> **Exercise brief**: Print, word for word, every line from the beginning of the listing up to and including the line with "const data = categories.map((c, i)". Pictures are to be excluded.
::::
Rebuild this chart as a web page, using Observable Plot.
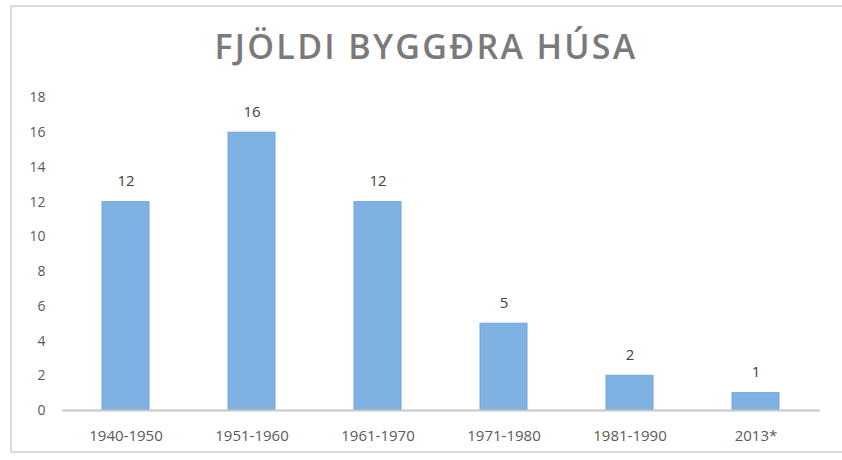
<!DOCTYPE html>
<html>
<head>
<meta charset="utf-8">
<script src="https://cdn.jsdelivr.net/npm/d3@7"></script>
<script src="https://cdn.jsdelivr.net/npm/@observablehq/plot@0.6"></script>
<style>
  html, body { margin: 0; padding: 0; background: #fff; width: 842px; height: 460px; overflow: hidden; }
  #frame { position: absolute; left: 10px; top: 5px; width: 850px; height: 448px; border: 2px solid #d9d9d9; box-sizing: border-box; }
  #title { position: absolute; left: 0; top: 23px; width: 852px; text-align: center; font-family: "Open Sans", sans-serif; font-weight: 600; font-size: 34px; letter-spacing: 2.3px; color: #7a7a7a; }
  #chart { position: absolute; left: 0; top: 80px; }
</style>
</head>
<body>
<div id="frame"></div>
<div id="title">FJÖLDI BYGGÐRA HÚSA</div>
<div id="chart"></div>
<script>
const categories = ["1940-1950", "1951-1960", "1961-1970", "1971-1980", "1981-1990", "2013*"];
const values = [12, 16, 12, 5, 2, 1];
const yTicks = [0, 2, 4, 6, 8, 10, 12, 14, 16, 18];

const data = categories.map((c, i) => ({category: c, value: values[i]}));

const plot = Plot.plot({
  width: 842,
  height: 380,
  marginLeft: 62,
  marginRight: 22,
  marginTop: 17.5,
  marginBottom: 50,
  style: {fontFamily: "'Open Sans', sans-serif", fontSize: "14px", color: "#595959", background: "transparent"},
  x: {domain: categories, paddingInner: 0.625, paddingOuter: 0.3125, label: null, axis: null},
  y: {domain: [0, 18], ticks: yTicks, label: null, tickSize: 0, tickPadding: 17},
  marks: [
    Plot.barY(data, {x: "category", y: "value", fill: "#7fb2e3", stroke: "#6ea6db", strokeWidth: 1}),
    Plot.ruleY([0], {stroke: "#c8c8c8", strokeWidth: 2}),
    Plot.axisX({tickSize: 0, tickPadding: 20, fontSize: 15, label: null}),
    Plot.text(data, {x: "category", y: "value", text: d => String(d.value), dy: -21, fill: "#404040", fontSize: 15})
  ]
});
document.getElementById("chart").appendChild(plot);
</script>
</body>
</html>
::::
> **Correct output**:
Rebuild this chart as a web page, using Observable Plot.
<!DOCTYPE html>
<html>
<head>
<meta charset="utf-8">
<script src="https://cdn.jsdelivr.net/npm/d3@7"></script>
<script src="https://cdn.jsdelivr.net/npm/@observablehq/plot@0.6"></script>
<style>
  html, body { margin: 0; padding: 0; background: #fff; width: 842px; height: 460px; overflow: hidden; }
  #frame { position: absolute; left: 10px; top: 5px; width: 850px; height: 448px; border: 2px solid #d9d9d9; box-sizing: border-box; }
  #title { position: absolute; left: 0; top: 23px; width: 852px; text-align: center; font-family: "Open Sans", sans-serif; font-weight: 600; font-size: 34px; letter-spacing: 2.3px; color: #7a7a7a; }
  #chart { position: absolute; left: 0; top: 80px; }
</style>
</head>
<body>
<div id="frame"></div>
<div id="title">FJÖLDI BYGGÐRA HÚSA</div>
<div id="chart"></div>
<script>
const categories = ["1940-1950", "1951-1960", "1961-1970", "1971-1980", "1981-1990", "2013*"];
const values = [12, 16, 12, 5, 2, 1];
const yTicks = [0, 2, 4, 6, 8, 10, 12, 14, 16, 18];

const data = categories.map((c, i) => ({category: c, value: values[i]}));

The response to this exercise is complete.